God never intended the human soul to be so conflicted. To withstand the repeated tension of happy, sad, happy, happy, sad, sad. Nor the likes of me to fix it. But there he goes again. Handing me (and many other writers and speakers) a pen. Reminding us that he told us to write truth. Reminding us not to stop, even when the words come hard as iron in need of Holy Spirit fire for bending.

 

 

It’s so tempting to stop, isn’t it? No matter who you are, or what usually fills your days. Pausing is good, and necessary. To place two hundred and fifteen pairs of children’s shoes beside tiny lanterns all in rows. To say a prayer. To beg forgiveness.
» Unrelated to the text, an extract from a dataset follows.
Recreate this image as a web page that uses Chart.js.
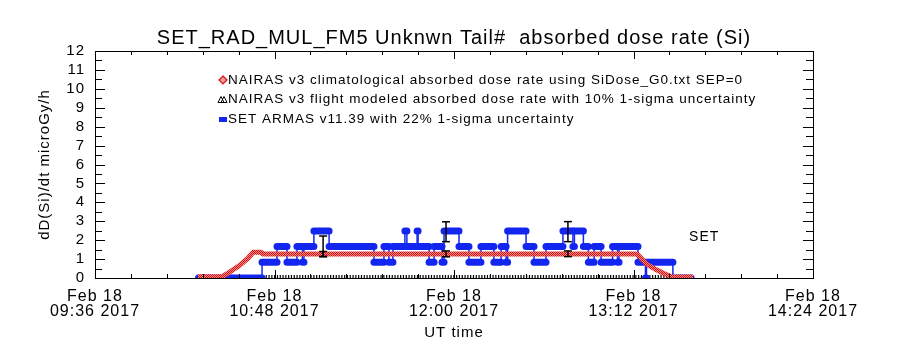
<!DOCTYPE html>
<html lang="en">
<head>
<meta charset="utf-8">
<title>SET_RAD_MUL_FM5 absorbed dose rate (Si)</title>
<script src="https://cdn.jsdelivr.net/npm/chart.js@4.4.1/dist/chart.umd.min.js"></script>
<style>
  html, body { margin: 0; padding: 0; background: #ffffff; }
  .caixa { position: relative; width: 900px; height: 350px; }
</style>
</head>
<body>
<div class="caixa"><canvas id="dose-chart"></canvas></div>
<script>
// X axis is in minutes of the day (UT), Feb 18 2017
const clockLabels = ['09:36', '10:48', '12:00', '13:12', '14:24'];
const dayLabel = 'Feb 18';
const yearLabel = '2017';
const timeMin = 576;   // 09:36
const timeMax = 864;   // 14:24
const timeStep = 72;

const seriesNames = [
  'NAIRAS v3 climatological absorbed dose rate using SiDose_G0.txt SEP=0',
  'NAIRAS v3 flight modeled absorbed dose rate with 10% 1-sigma uncertainty',
  'SET ARMAS v11.39 with 22% 1-sigma uncertainty'
];

// NAIRAS climatological (red)
const climTime = [617.3, 627.0, 630.2, 634.2, 637.4, 639.4, 642.6, 643.4, 793.4, 797.4, 801.4, 805.4, 807.8, 815.9];
const climDose = [0.07, 0.07, 0.33, 0.69, 1.05, 1.36, 1.36, 1.27, 1.27, 0.72, 0.42, 0.16, 0.05, 0.05];

// NAIRAS flight modeled (black triangles, on the floor)
const flightTime = [617.5, 815.5];
const flightDose = [0, 0];

// SET ARMAS (blue): time each level starts, the level, and end of record
const setTime = [617.5, 643.0, 649.0, 653.0, 657.0, 659.2, 659.8, 663.8, 669.9, 687.9,
                 691.9, 693.9, 695.5, 700.3, 701.1, 705.2, 705.6, 710.0, 712.0, 715.2,
                 716.0, 722.0, 726.0, 730.8, 736.0, 738.9, 740.9, 741.5, 748.9, 752.1,
                 756.9, 763.7, 767.7, 768.3, 771.9, 773.9, 776.2, 779.0, 783.6, 785.6,
                 786.2, 793.8, 796.8, 797.2, 807.8];
const setDose = [0, 0.83, 1.66, 0.83, 1.66, 0.83, 1.66, 2.49, 1.66, 0.83,
                 1.66, 0.83, 1.66, 2.49, 1.66, 2.49, 1.66, 0.83, 1.66, 0.83,
                 2.49, 1.66, 0.83, 1.66, 0.83, 1.66, 0.83, 2.49, 1.66, 0.83,
                 1.66, 2.49, 1.66, 2.49, 1.66, 0.83, 1.66, 0.83, 1.66, 0.83,
                 1.66, 0.83, 0, 0.83, 0];
const setEnd = 815.1;

// uncertainty bars
const errTime = [667.5, 716.8, 765.7];
const setErrLow = [1.12, 1.92, 1.92];
const setErrHigh = [2.22, 2.97, 2.98];
const flightErrLow = [1.14, 1.12, 1.13];
const flightErrHigh = [1.40, 1.43, 1.43];

// text note inside the plot
const noteText = 'SET';
const noteTime = 814.3;
const noteDose = 2.17;

const FONTE = "'Liberation Sans', Arial, sans-serif";
const AZUL = 'rgb(18, 38, 240)';

// red / light red checker like the dense open diamonds
const xadrez = () => {
  const c = document.createElement('canvas');
  c.width = 2; c.height = 2;
  const g = c.getContext('2d');
  g.fillStyle = '#f29090'; g.fillRect(0, 0, 2, 2);
  g.fillStyle = '#dc0c0c'; g.fillRect(0, 0, 1, 1); g.fillRect(1, 1, 1, 1);
  return g.createPattern(c, 'repeat');
};

const climPoints = climTime.map((t, i) => ({ x: t, y: climDose[i] }));
const flightPoints = flightTime.map((t, i) => ({ x: t, y: flightDose[i] }));
const setPoints = [];
setDose.forEach((v, i) => {
  const fim = i + 1 < setTime.length ? setTime[i + 1] : setEnd;
  setPoints.push({ x: setTime[i], y: v }, { x: fim, y: v });
});
const barPoints = (lo, hi) => errTime.flatMap((t, i) => [
  { x: t, y: lo[i] }, { x: t, y: hi[i] }, { x: t, y: null }
]);

// wide spacing like the vector font of the original
const espacamento = {
  id: 'espacamento',
  beforeLayout(chart) { chart.ctx.letterSpacing = '1px'; },
  beforeDraw(chart) { chart.ctx.letterSpacing = '1px'; }
};

// frame with inward ticks on all four sides
const moldura = {
  id: 'moldura',
  afterDraw(chart) {
    const { ctx, chartArea: a, scales: { x, y } } = chart;
    ctx.save();
    ctx.strokeStyle = '#000';
    ctx.lineWidth = 1;
    ctx.strokeRect(Math.round(a.left) + 0.5, Math.round(a.top) + 0.5,
                   Math.round(a.right - a.left), Math.round(a.bottom - a.top));
    ctx.beginPath();
    for (let k = 0; k <= 20; k++) {
      const px = Math.round(x.getPixelForValue(timeMin + k * timeStep / 5)) + 0.5;
      const len = k % 5 === 0 ? 8 : 4;
      ctx.moveTo(px, a.top); ctx.lineTo(px, a.top + len);
      ctx.moveTo(px, a.bottom); ctx.lineTo(px, a.bottom - len);
    }
    for (let k = 0; k <= 24; k++) {
      const py = Math.round(y.getPixelForValue(k * 0.5)) + 0.5;
      const len = k % 2 === 0 ? 10 : 7;
      ctx.moveTo(a.left, py); ctx.lineTo(a.left + len, py);
      ctx.moveTo(a.right, py); ctx.lineTo(a.right - len, py);
    }
    ctx.stroke();
    ctx.restore();
  }
};

const marcador = (ctx, i, x, y) => {
  ctx.save();
  if (i === 0) {
    ctx.beginPath();
    ctx.moveTo(x, y - 4); ctx.lineTo(x + 4, y); ctx.lineTo(x, y + 4); ctx.lineTo(x - 4, y);
    ctx.closePath();
    ctx.fillStyle = '#f39a9a'; ctx.fill();
    ctx.strokeStyle = '#d41010'; ctx.lineWidth = 1.2; ctx.stroke();
  } else if (i === 1) {
    ctx.strokeStyle = '#000'; ctx.lineWidth = 1;
    [-2, 1].forEach(d => {
      ctx.beginPath();
      ctx.moveTo(x + d - 3, y + 3); ctx.lineTo(x + d, y - 3); ctx.lineTo(x + d + 3, y + 3);
      ctx.closePath(); ctx.stroke();
    });
  } else {
    ctx.fillStyle = AZUL;
    ctx.fillRect(x - 4, y - 2, 8, 5);
  }
  ctx.restore();
};

const legenda = {
  id: 'legenda',
  afterDatasetsDraw(chart) {
    const { ctx, chartArea: a } = chart;
    ctx.save();
    ctx.font = '13.5px ' + FONTE;
    ctx.textBaseline = 'middle';
    seriesNames.forEach((nome, i) => {
      const yy = a.top + 29 + i * 19.5;
      const xx = a.left + 128;
      marcador(ctx, i, xx, yy);
      ctx.fillStyle = '#000';
      ctx.fillText(nome, xx + 5, yy);
    });
    ctx.restore();
  }
};

const nota = {
  id: 'nota',
  afterDatasetsDraw(chart) {
    const { ctx, scales: { x, y } } = chart;
    ctx.save();
    ctx.font = '14px ' + FONTE;
    ctx.fillStyle = '#000';
    ctx.textBaseline = 'middle';
    ctx.fillText(noteText, x.getPixelForValue(noteTime), y.getPixelForValue(noteDose));
    ctx.restore();
  }
};

const barra = {
  borderColor: '#000', borderWidth: 1.5, pointStyle: 'line', pointRadius: 4,
  pointBorderWidth: 1.5, pointBorderColor: '#000', spanGaps: false, clip: 0
};

new Chart(document.getElementById('dose-chart'), {
  type: 'line',
  data: {
    datasets: [
      Object.assign({ label: 'SET error', data: barPoints(setErrLow, setErrHigh) }, barra),
      Object.assign({ label: 'NAIRAS error', data: barPoints(flightErrLow, flightErrHigh) }, barra),
      {
        label: seriesNames[0], data: climPoints, borderColor: xadrez(), borderWidth: 5,
        borderJoinStyle: 'round', pointRadius: 0, clip: 0
      },
      {
        label: seriesNames[2], data: setPoints, borderColor: AZUL, borderWidth: 1.5,
        pointRadius: 0, clip: 0,
        segment: {
          borderWidth: c => c.p0.parsed.y === c.p1.parsed.y ? 7 : 1.5,
          borderCapStyle: c => c.p0.parsed.y === c.p1.parsed.y ? 'round' : 'butt'
        }
      },
      {
        label: seriesNames[1], data: flightPoints, borderColor: '#000', borderWidth: 6,
        borderDash: [1.2, 1.6], pointRadius: 0, clip: 0
      }
    ]
  },
  options: {
    responsive: true,
    maintainAspectRatio: false,
    animation: false,
    layout: { padding: { left: 0, right: 87, top: 0, bottom: 0 } },
    plugins: {
      legend: { display: false },
      tooltip: { enabled: false },
      title: {
        display: true,
        text: 'SET_RAD_MUL_FM5 Unknwn Tail#  absorbed dose rate (Si)',
        fullSize: false,
        color: '#000',
        font: { family: FONTE, size: 20, weight: 'normal' },
        padding: { top: 26, bottom: 1 }
      }
    },
    scales: {
      x: {
        type: 'linear',
        min: timeMin,
        max: timeMax,
        grid: { display: false, drawTicks: false },
        border: { display: false },
        ticks: {
          stepSize: timeStep,
          autoSkip: false,
          maxRotation: 0,
          padding: 11,
          color: '#000',
          font: { family: FONTE, size: 16, lineHeight: 0.95 },
          callback: (v, i) => [dayLabel, clockLabels[i] + ' ' + yearLabel]
        },
        title: {
          display: true, text: 'UT time', color: '#000',
          font: { family: FONTE, size: 15 }, padding: { top: 0, bottom: 8 }
        },
        afterFit: s => { s.height = 72; }
      },
      y: {
        min: 0,
        max: 12,
        grid: { display: false, drawTicks: false },
        border: { display: false },
        ticks: {
          stepSize: 1, autoSkip: false, padding: 10, color: '#000',
          font: { family: FONTE, size: 15 }
        },
        title: {
          display: true, text: 'dD(Si)/dt microGy/h', color: '#000',
          font: { family: FONTE, size: 15 }, padding: { top: 36, bottom: 0 }
        },
        afterFit: s => { s.width = 95; }
      }
    }
  },
  plugins: [espacamento, moldura, legenda, nota]
});
</script>
</body>
</html>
To remind ourselves to act justly, love mercy and walk humbly with our Creator alongside families who have hurt for generations over their lost children.

 

 

Mere words won’t help. But Jesus Christ, the living Word, Son of God, God himself, does, can and will hold hurting hearts. Will tenderly lead them through this sorrow; just as he has accompanied countless others through the ash heaps of their own lives. Weeping at the atrocities sin—even that of those who call themselves Christians, has caused in his beautiful, beautiful world.

 

 

That alone is what can carry us. That is how we can go on singing. We are never alone. We must live and speak truth. And trust that in God’s time, his justice will fall like rain.